THE INPUT —

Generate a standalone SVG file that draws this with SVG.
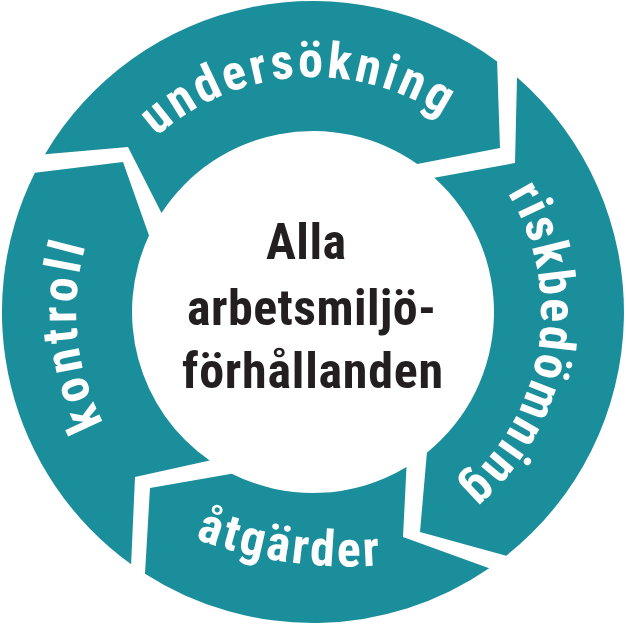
<svg xmlns="http://www.w3.org/2000/svg" xmlns:xlink="http://www.w3.org/1999/xlink" width="626" height="625" viewBox="0 0 626 625">
  <style>
    .seg { fill: #1a8e9b; }
    .lbl { fill: #ffffff; font-family: "Roboto Condensed", "Open Sans", "Liberation Sans", sans-serif; font-stretch: condensed; font-weight: bold; font-size: 50px; }
    .ctr { fill: #231f20; font-family: "Roboto Condensed", "Open Sans", "Liberation Sans", sans-serif; font-stretch: condensed; font-weight: bold; font-size: 50px; text-anchor: middle; }
  </style>
  <defs>
    <path id="p-unders" d="M79.2,288.3 A235,235 0 0 1 540.8,254.4"/>
    <path id="p-kontroll" d="M296.1,548.4 A237,237 0 0 1 248.1,84.1"/>
    <path id="p-risk" d="M388.4,96.8 A228,228 0 0 1 315.8,540.0"/>
    <path id="p-atg" d="M150,519.6 A450,450 0 0 0 450,555.2"/>
  </defs>
  <rect width="626" height="625" fill="#ffffff"/>

  <g id="node-kontroll">
    <path class="seg" d="M131.1,564.3 L135,477 L209.7,460.6 A181,181 0 0 1 149.0,235.5 L123,162 L34.9,172.7 A311,311 0 0 0 131.1,564.3 Z"/>
    <text class="lbl"><textPath xlink:href="#p-kontroll" href="#p-kontroll" startOffset="330.9" text-anchor="middle" textLength="182">kontroll</textPath></text>
  </g>

  <g id="node-undersokning">
    <path class="seg" d="M45.0,154.2 L128,147 L161.5,212.9 A181,181 0 0 1 417.3,164.1 L500,148 L497.1,61.4 A311,311 0 0 0 45.0,154.2 Z"/>
    <text class="lbl"><textPath xlink:href="#p-unders" href="#p-unders" startOffset="328.1" text-anchor="middle" textLength="308">undersökning</textPath></text>
  </g>

  <g id="node-riskbedomning">
    <path class="seg" d="M517.0,77.3 L515,163 L434.3,177.7 A181,181 0 0 1 426.9,452.7 L420,532 L506.2,555.7 A311,311 0 0 0 517.0,77.3 Z"/>
    <text class="lbl"><textPath xlink:href="#p-risk" href="#p-risk" startOffset="318.4" text-anchor="middle" textLength="324">riskbedömning</textPath></text>
  </g>

  <g id="node-atgarder">
    <path class="seg" d="M489.2,568.3 L403,537 L406.5,467.0 A181,181 0 0 1 231.7,473.7 L150,488 L145.0,573.7 A311,311 0 0 0 489.2,568.3 Z"/>
    <text class="lbl"><textPath xlink:href="#p-atg" href="#p-atg" startOffset="49" textLength="188">åtgärder</textPath></text>
  </g>

  <g id="node-center">
    <text class="ctr" x="306" y="259" textLength="80">Alla</text>
    <text class="ctr" x="311.5" y="325" textLength="249">arbetsmiljö-</text>
    <text class="ctr" x="312.5" y="388" textLength="261">förhållanden</text>
  </g>

  <g id="connectors"></g>
</svg>
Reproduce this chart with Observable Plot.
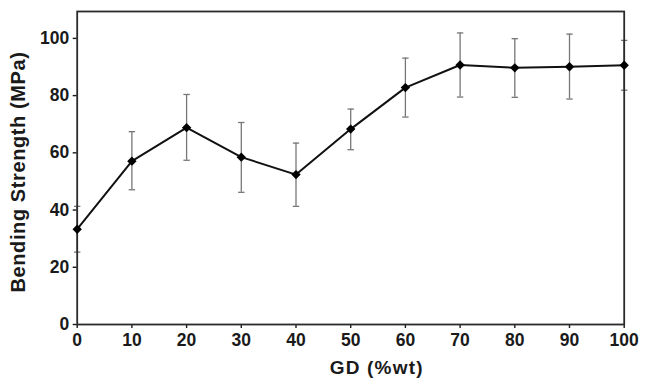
<!DOCTYPE html>
<html><head><meta charset="utf-8">
<script src="https://cdn.jsdelivr.net/npm/d3@7"></script>
<script src="https://cdn.jsdelivr.net/npm/@observablehq/plot@0.6"></script>
<style>
body{margin:0;background:#fff}
#chart svg{display:block;overflow:visible}
</style>
</head><body><div id="chart"></div>
<script>
const gdContent = [0, 10, 20, 30, 40, 50, 60, 70, 80, 90, 100];
const strength = [33.3, 57.1, 68.8, 58.5, 52.4, 68.3, 82.8, 90.7, 89.7, 90.1, 90.6];
const errLow = [25.3, 47.1, 57.4, 46.2, 41.3, 61.1, 72.5, 79.5, 79.4, 78.8, 81.9];
const errHigh = [41.3, 67.4, 80.4, 70.6, 63.4, 75.3, 93.1, 101.9, 99.9, 101.5, 99.3];
const xTicks = [0, 10, 20, 30, 40, 50, 60, 70, 80, 90, 100];
const yTicks = [0, 20, 40, 60, 80, 100];
const xTitle = "GD (%wt)";
const yTitle = "Bending Strength (MPa)";

const data = gdContent.map((g, i) => ({gd: g, s: strength[i], lo: errLow[i], hi: errHigh[i]}));

const diamond = {draw(ctx, size) {
  const r = Math.sqrt(size / Math.PI);
  ctx.moveTo(0, -r); ctx.lineTo(r, 0); ctx.lineTo(0, r); ctx.lineTo(-r, 0); ctx.closePath();
}};
const cap = {draw(ctx, size) {
  const r = Math.sqrt(size / Math.PI);
  ctx.moveTo(-r, 0); ctx.lineTo(r, 0);
}};

const font = "Liberation Sans, Arial, Helvetica, sans-serif";

const chart = Plot.plot({
  width: 646,
  height: 378,
  marginLeft: 76.7,
  marginRight: 22.3,
  marginTop: 11,
  marginBottom: 54,
  style: {fontFamily: font, fontWeight: "bold", fontSize: "17.5px", color: "#1a1a1a", background: "#fff"},
  x: {domain: [0, 100]},
  y: {domain: [0, 109.4]},
  marks: [
    Plot.axisX({ticks: xTicks, tickSize: 4, tickPadding: 5, label: null, fontSize: 17.5, fontWeight: "bold", strokeWidth: 1.4}),
    Plot.axisY({ticks: yTicks, tickSize: 4, tickPadding: 4, label: null, fontSize: 17.5, fontWeight: "bold", strokeWidth: 1.4}),
    Plot.ruleX(data, {x: "gd", y1: "lo", y2: "hi", stroke: "#777", strokeWidth: 1.3}),
    Plot.dot(data, {x: "gd", y: "lo", symbol: cap, r: 3.2, stroke: "#777", fill: "none", strokeWidth: 1.3}),
    Plot.dot(data, {x: "gd", y: "hi", symbol: cap, r: 3.2, stroke: "#777", fill: "none", strokeWidth: 1.3}),
    Plot.frame({stroke: "#2a2a2a", strokeWidth: 1.8}),
    Plot.line(data, {x: "gd", y: "s", stroke: "#111", strokeWidth: 2}),
    Plot.dot(data, {x: "gd", y: "s", symbol: diamond, r: 4.7, fill: "#000", stroke: "none"}),
    Plot.text([yTitle], {frameAnchor: "left", dx: -58.2, dy: 4, rotate: -90, text: d => d, fontSize: 20, fontWeight: "bold", fill: "#1a1a1a", textAnchor: "middle", lineAnchor: "middle"}),
    Plot.text([xTitle], {frameAnchor: "bottom", dx: 26, dy: 43, text: d => d, fontSize: 19, fontWeight: "bold", fill: "#1a1a1a", textAnchor: "middle", lineAnchor: "middle"})
  ]
});
document.getElementById("chart").appendChild(chart);
chart.querySelectorAll("text").forEach(t => {
  const txt = t.textContent;
  if (txt === xTitle) t.setAttribute("letter-spacing", "1.2");
  if (txt === yTitle) t.setAttribute("letter-spacing", "0.6");
});
</script>
</body></html>
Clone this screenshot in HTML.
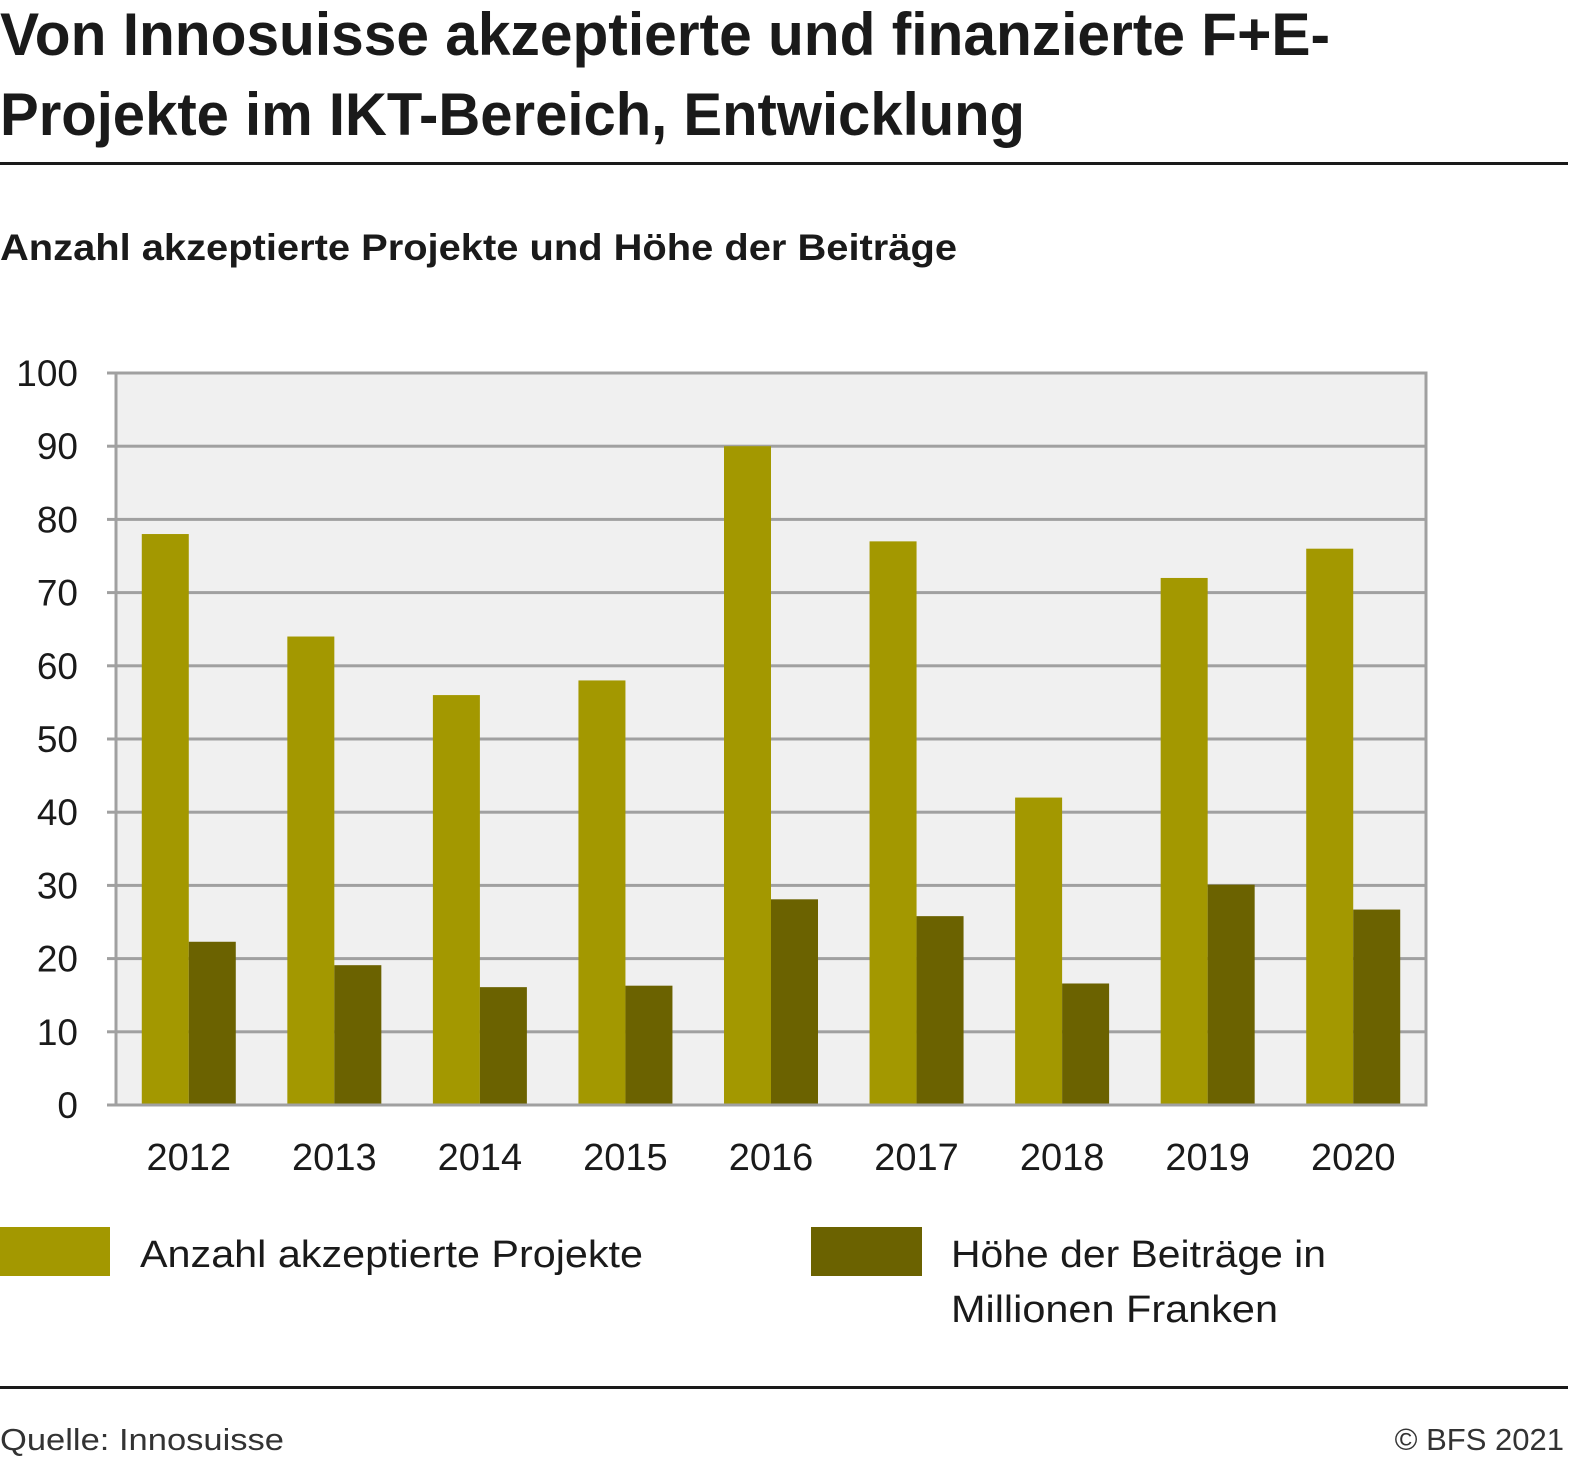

REQUEST —
The lines you need run from the one containing "Reproduce this chart with Observable Plot." down to the one containing "const data = gdContent.map((g, i)"; print them exactly, both ends included, and leave out pictures.

COMPLETED TASK —
Reproduce this chart with Observable Plot.
<!DOCTYPE html>
<html><head><meta charset="utf-8">
<script src="https://cdn.jsdelivr.net/npm/d3@7"></script>
<script src="https://cdn.jsdelivr.net/npm/@observablehq/plot@0.6"></script>
<style>
body{margin:0;background:#fff}
#chart svg{display:block;overflow:visible}
</style>
</head><body><div id="chart"></div>
<script>
const gdContent = [0, 10, 20, 30, 40, 50, 60, 70, 80, 90, 100];
const strength = [33.3, 57.1, 68.8, 58.5, 52.4, 68.3, 82.8, 90.7, 89.7, 90.1, 90.6];
const errLow = [25.3, 47.1, 57.4, 46.2, 41.3, 61.1, 72.5, 79.5, 79.4, 78.8, 81.9];
const errHigh = [41.3, 67.4, 80.4, 70.6, 63.4, 75.3, 93.1, 101.9, 99.9, 101.5, 99.3];
const xTicks = [0, 10, 20, 30, 40, 50, 60, 70, 80, 90, 100];
const yTicks = [0, 20, 40, 60, 80, 100];
const xTitle = "GD (%wt)";
const yTitle = "Bending Strength (MPa)";

const data = gdContent.map((g, i) => ({gd: g, s: strength[i], lo: errLow[i], hi: errHigh[i]}));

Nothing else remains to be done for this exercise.